[start Recorded data]

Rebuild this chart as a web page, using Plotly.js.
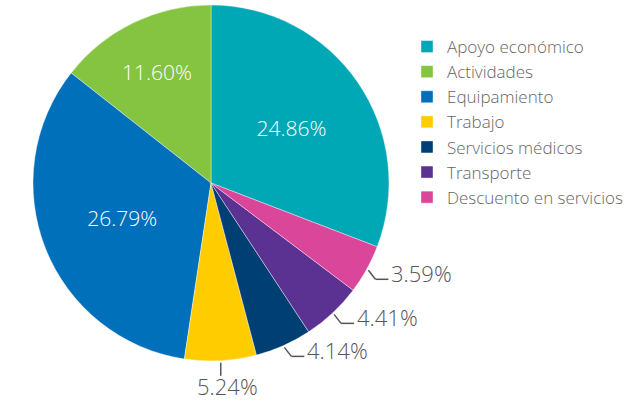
<!DOCTYPE html>
<html>
<head>
<meta charset="utf-8">
<script src="https://cdn.plot.ly/plotly-3.0.1.min.js"></script>
<style>html,body{margin:0;padding:0;background:#fff;}#chart{width:636px;height:402px;}</style>
</head>
<body>
<div id="chart"></div>
<script>
const labels = ['Apoyo económico','Actividades','Equipamiento','Trabajo','Servicios médicos','Transporte','Descuento en servicios'];
const values = [24.86, 11.60, 26.79, 5.24, 4.14, 4.41, 3.59];
const colors = ['#00A8B6','#85C441','#0070BA','#FFCC00','#003F73','#5B3192','#DA4699'];

const W = 636, H = 402;
const CX = 211, CY = 183, R = 178;
const FONT = '"Open Sans", Lato, sans-serif';

const total = values.reduce((a, b) => a + b, 0);

// mid angles (clockwise from 12 o'clock); with rotation 0 and counterclockwise
// direction, the first slice ends at 12 o'clock
const mids = [];
let cur = 360 * values[0] / total;
values.forEach(v => {
  const span = 360 * v / total;
  mids.push(cur - span / 2);
  cur -= span;
});

const px = x => x / W;
const py = y => 1 - y / H;

const LINE = {color: '#555555', width: 1.5};
const LBL = {family: FONT, size: 22, color: '#555555', weight: 300};
const shapes = [];
const annotations = [];
values.forEach((v, i) => {
  if (v >= 10) return;
  const a = mids[i] * Math.PI / 180;
  const s = Math.sin(a), c = Math.cos(a);
  const sx = CX + (R + 2) * s, sy = CY - (R + 2) * c;
  const txt = v.toFixed(2) + '%';
  if (Math.abs(s) < 0.25) {
    const ey = sy + 13;
    shapes.push({type: 'line', xref: 'paper', yref: 'paper', x0: px(sx), y0: py(sy), x1: px(sx), y1: py(ey), line: LINE});
    annotations.push({xref: 'paper', yref: 'paper', x: px(sx + 7), y: py(ey + 10), xanchor: 'center', yanchor: 'middle', text: txt, showarrow: false, font: LBL});
  } else {
    const ex = sx + 7, ey = sy + 9, hx = ex + 13;
    shapes.push({type: 'line', xref: 'paper', yref: 'paper', x0: px(sx), y0: py(sy), x1: px(ex), y1: py(ey), line: LINE});
    shapes.push({type: 'line', xref: 'paper', yref: 'paper', x0: px(ex), y0: py(ey), x1: px(hx), y1: py(ey), line: LINE});
    annotations.push({xref: 'paper', yref: 'paper', x: px(hx + 1), y: py(ey - 6), xanchor: 'left', yanchor: 'middle', text: txt, showarrow: false, font: LBL});
  }
});

const trace = {
  type: 'pie',
  labels: labels,
  values: values,
  sort: false,
  direction: 'counterclockwise',
  rotation: 0,
  marker: {colors: colors, line: {color: '#ffffff', width: 0.4}},
  textinfo: 'value',
  texttemplate: '%{value:.2f}%',
  textposition: values.map(v => v >= 10 ? 'inside' : 'none'),
  insidetextorientation: 'horizontal',
  insidetextfont: {family: FONT, size: 21, color: '#ffffff', weight: 300},
  hoverinfo: 'label+value',
  domain: {x: [px(CX - R), px(CX + R)], y: [py(CY + R), py(CY - R)]},
  automargin: false
};

const layout = {
  width: W, height: H,
  margin: {l: 0, r: 0, t: 0, b: 0},
  paper_bgcolor: '#ffffff',
  showlegend: true,
  legend: {x: px(407), y: py(29), xanchor: 'left', yanchor: 'top', font: {family: FONT, size: 17, color: '#666666', weight: 300}, bgcolor: 'rgba(0,0,0,0)'},
  shapes: shapes,
  annotations: annotations
};

Plotly.newPlot('chart', [trace], layout, {displayModeBar: false, staticPlot: true});
</script>
</body>
</html>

[end Recorded data]

* [Exercise description] Gather all lines from the listing above in which "chart" occurs.

* [The reply]
Rebuild this chart as a web page, using Plotly.js.
<style>html,body{margin:0;padding:0;background:#fff;}#chart{width:636px;height:402px;}</style>
<div id="chart"></div>
Plotly.newPlot('chart', [trace], layout, {displayModeBar: false, staticPlot: true});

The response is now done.